Moviegoers in the early days of cinema didn’t have to be reminded not to treat the theater as if it were their living room. The aesthetics of these cinematic palaces demanded respect and communicated the unspoken sacredness of the space. The stories on screen sometimes resembled real life, but more importantly, they offered the possibilities of what could be. Even the events of the everyday world seemed to foster a larger connection to the transcendent when amplified onto that giant screen. From cave paintings to the pyramids, image has long been a cultural bearer of myth. In his book Creative Mythology, Joseph Campbell says, “…the myth as the revelatory factor by which the incidents of the daylight world are discovered linked to that ground which is the ground of all and gives to everything its life” (373). Another way we might consider what Campbell says here is that myths offer revelation when we observe how divine light shines through everyday events. In the darkness of the theater, which once upon a time was called a dream palace, light passes through single images marked in time, which move at a rate so quickly that we are unable to perceive the still moments, creating the motion of something revelatory on the screen before us. Going to the movies can still convey that religious experience, that link to the ground of all, with the proper intentions.

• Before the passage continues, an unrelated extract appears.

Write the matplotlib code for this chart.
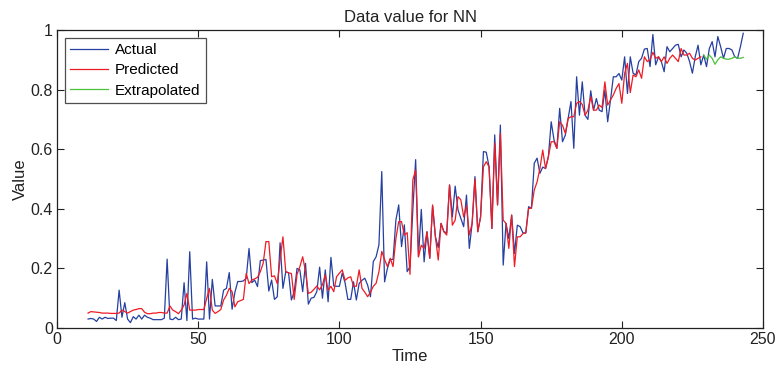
import numpy as np
import matplotlib
matplotlib.use("Agg")
import matplotlib.pyplot as plt

plt.rcParams['font.family'] = ['Liberation Sans', 'DejaVu Sans']

actual_start = 11
actual = [
    0.030, 0.032, 0.030, 0.022, 0.036, 0.030, 0.036, 0.032, 0.033, 0.033,
    0.025, 0.127, 0.036, 0.085, 0.030, 0.018, 0.038, 0.030, 0.043, 0.030,
    0.043, 0.036, 0.033, 0.028, 0.028, 0.028, 0.028, 0.033, 0.231, 0.030,
    0.028, 0.036, 0.028, 0.030, 0.152, 0.025, 0.256, 0.030, 0.033, 0.030,
    0.030, 0.030, 0.222, 0.030, 0.163, 0.074, 0.074, 0.074, 0.127, 0.133,
    0.186, 0.063, 0.120, 0.156, 0.156, 0.158, 0.167, 0.267, 0.152, 0.161,
    0.139, 0.226, 0.228, 0.230, 0.124, 0.161, 0.096, 0.105, 0.286, 0.133,
    0.189, 0.185, 0.094, 0.122, 0.200, 0.195, 0.122, 0.217, 0.080, 0.100,
    0.103, 0.122, 0.204, 0.100, 0.195, 0.088, 0.237, 0.141, 0.140, 0.140,
    0.184, 0.152, 0.096, 0.096, 0.155, 0.094, 0.150, 0.160, 0.167, 0.144,
    0.105, 0.223, 0.239, 0.279, 0.525, 0.155, 0.200, 0.230, 0.230, 0.362,
    0.413, 0.273, 0.346, 0.189, 0.206, 0.396, 0.565, 0.239, 0.398, 0.222,
    0.323, 0.234, 0.410, 0.306, 0.270, 0.351, 0.323, 0.320, 0.480, 0.373,
    0.476, 0.396, 0.368, 0.340, 0.446, 0.267, 0.351, 0.508, 0.323, 0.373,
    0.592, 0.590, 0.541, 0.334, 0.648, 0.413, 0.681, 0.211, 0.351, 0.300,
    0.379, 0.250, 0.345, 0.340, 0.319, 0.319, 0.407, 0.402, 0.553, 0.570,
    0.519, 0.540, 0.535, 0.575, 0.692, 0.631, 0.603, 0.737, 0.625, 0.647,
    0.703, 0.760, 0.603, 0.843, 0.714, 0.826, 0.714, 0.700, 0.796, 0.731,
    0.770, 0.731, 0.726, 0.799, 0.692, 0.765, 0.843, 0.843, 0.854, 0.832,
    0.910, 0.787, 0.910, 0.855, 0.849, 0.894, 0.905, 0.936, 0.938, 0.877,
    0.985, 0.883, 0.910, 0.894, 0.860, 0.944, 0.927, 0.938, 0.949, 0.952,
    0.910, 0.933, 0.922, 0.894, 0.855, 0.910, 0.949, 0.883, 0.916, 0.877,
    0.938, 0.961, 0.910, 0.978, 0.944, 0.905, 0.938, 0.938, 0.933, 0.910,
    0.905, 0.944, 0.989,
]

predicted_start = 11
predicted = [
    0.050, 0.055, 0.054, 0.053, 0.052, 0.050, 0.050, 0.050, 0.049, 0.049,
    0.049, 0.050, 0.060, 0.055, 0.050, 0.055, 0.060, 0.062, 0.065, 0.065,
    0.053, 0.048, 0.048, 0.050, 0.050, 0.052, 0.052, 0.050, 0.050, 0.074,
    0.060, 0.055, 0.048, 0.060, 0.077, 0.116, 0.060, 0.060, 0.060, 0.062,
    0.062, 0.062, 0.099, 0.133, 0.060, 0.049, 0.055, 0.062, 0.094, 0.110,
    0.133, 0.122, 0.071, 0.088, 0.092, 0.096, 0.183, 0.149, 0.161, 0.165,
    0.170, 0.189, 0.217, 0.290, 0.290, 0.172, 0.175, 0.149, 0.230, 0.306,
    0.189, 0.185, 0.183, 0.096, 0.180, 0.206, 0.239, 0.190, 0.116, 0.120,
    0.130, 0.141, 0.128, 0.145, 0.178, 0.126, 0.140, 0.122, 0.172, 0.184,
    0.195, 0.160, 0.168, 0.172, 0.140, 0.140, 0.195, 0.133, 0.120, 0.105,
    0.120, 0.140, 0.150, 0.189, 0.257, 0.230, 0.206, 0.234, 0.206, 0.300,
    0.357, 0.357, 0.312, 0.320, 0.180, 0.497, 0.530, 0.239, 0.278, 0.267,
    0.323, 0.234, 0.413, 0.306, 0.228, 0.351, 0.323, 0.312, 0.480, 0.345,
    0.362, 0.441, 0.430, 0.373, 0.410, 0.312, 0.351, 0.500, 0.323, 0.373,
    0.541, 0.558, 0.541, 0.334, 0.620, 0.413, 0.653, 0.362, 0.351, 0.267,
    0.379, 0.206, 0.306, 0.306, 0.317, 0.319, 0.401, 0.402, 0.463, 0.490,
    0.535, 0.597, 0.535, 0.575, 0.625, 0.625, 0.603, 0.692, 0.680, 0.653,
    0.703, 0.709, 0.709, 0.754, 0.760, 0.750, 0.714, 0.731, 0.776, 0.731,
    0.731, 0.748, 0.740, 0.826, 0.748, 0.765, 0.782, 0.804, 0.820, 0.754,
    0.854, 0.888, 0.790, 0.849, 0.843, 0.866, 0.838, 0.910, 0.894, 0.900,
    0.925, 0.905, 0.910, 0.894, 0.910, 0.888, 0.905, 0.916, 0.905, 0.894,
    0.938, 0.916, 0.916, 0.922, 0.905, 0.899, 0.905, 0.910,
]

extrap_start = 229
extrapolated = [
    0.916, 0.902, 0.916, 0.905, 0.885, 0.900, 0.910, 0.905, 0.902, 0.902,
    0.905, 0.910, 0.905, 0.905, 0.908,
]

x_ticks = [0, 50, 100, 150, 200, 250]
y_ticks = [0, 0.2, 0.4, 0.6, 0.8, 1]
y_tick_labels = ["0", "0.2", "0.4", "0.6", "0.8", "1"]

fig = plt.figure(figsize=(7.82, 3.68), dpi=100)
ax = fig.add_axes([57/782, 1 - 328/368, (763-57)/782, (328-30)/368])

t_act = np.arange(actual_start, actual_start + len(actual))
t_pred = np.arange(predicted_start, predicted_start + len(predicted))
t_ext = np.arange(extrap_start, extrap_start + len(extrapolated))

ax.plot(t_act, actual, color='#2540a0', lw=0.9, label='Actual')
ax.plot(t_pred, predicted, color='#ee1c25', lw=0.9, label='Predicted')
ax.plot(t_ext, extrapolated, color='#4cc13a', lw=0.9, label='Extrapolated')

ax.set_xlim(0, 250)
ax.set_ylim(0, 1)
ax.set_xticks(x_ticks)
ax.set_yticks(y_ticks)
ax.set_yticklabels(y_tick_labels)
ax.tick_params(direction='in', top=True, right=True, length=5, width=0.8,
               labelsize=11.5, colors='#222222', pad=3)
for s in ax.spines.values():
    s.set_linewidth(0.9)
    s.set_color('#222222')

ax.set_title('Data value for NN', fontsize=12, color='#222222', pad=6)
ax.set_xlabel('Time', fontsize=12, color='#222222', labelpad=1)
ax.set_ylabel('Value', fontsize=12, color='#222222', labelpad=2)

leg = ax.legend(loc='upper left', fontsize=11, frameon=True, fancybox=False,
                edgecolor='#222222', handlelength=2.5, handletextpad=0.45,
                borderpad=0.35, labelspacing=0.42, borderaxespad=0.5)
leg.get_frame().set_linewidth(0.9)

fig.savefig('out.png', dpi=100)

I had such an experience recently in a dim theater watching George Miller’s film, Three Thousand Years of Longing. Miller has been vocal about the impact that Joseph Campbell has had on his work and particularly this project. It should be no surprise then that Three Thousand Years is his most explicit mythological exploration to date. Based on The Djinn in the Nightingale’s Eye, a 1994 collection of five mythical short stories by British novelist, A.S. Byatt, the film follows a narratologist (an imagined female Joseph Campbell-like figure), named Alithea Binnie, her encounter with the mythological Djinn, and the journey that the djinn made over three thousand years before coming to grant Alithea three wishes. As a quick point of reference, a djinn is a spirit figure from pre-Islamic Arabian mythology that is sometimes portrayed as a genie. The djinn has had a long history in myth, from more recent tales of Aladdin, to Charles Perralt’s fairy tale The Three Ridiculous Wishes, to One Thousand and One Nights, and long before that in Mesopotamian and Persian literature and oral traditions. The djinn’s story that unfolds over three thousand years is a love story. It is also a story about our love of story and why story has become so central to our understanding of mythic ideas.
A thoughtful examination of the film would require many more words than I am afforded here, and spoil those gripping moments that make Miller’s work exceptional. However, it would spoil nothing to suggest that metaphors for the current motifs in our world abound. Even the landscapes throughout the story speak, telling us of a dying world, a post-heroic world. In Creative Mythology, Campbell speaks of such Waste Lands saying,
What, then, is the Waste Land? It is the land where myth is patterned by authority, not emergent from life; where there is no poet’s eye to see, no adventure to be lived, where all is set for all and forever: Utopia! Again, it is the land where poets languish and priestly spirits thrive, whose task it is only to repeat, enforce, and elucidate cliches. (373)
The Waste Lands in Three Thousand Years span real and speculative history, but are not unlike our own. They are patterned by authority, not organically emergent from life. They repeat, enforce, and elucidate cliches; these Waste Lands heighten the importance of our cinematic experiences. In our dream palaces, we can imagine a world beyond cliches. We can imagine a world of face-to-face encounters with a divine djinn. We can imagine a world where even when surrounded by darkness and the occasional popcorn-chomping loudmouth, a light suddenly appears, cutting a hole in the darkness, stretching across time and space, and projects an image before us larger than anything we’ve seen before. An image where the Waste Land is renewed, and the poets no longer languish.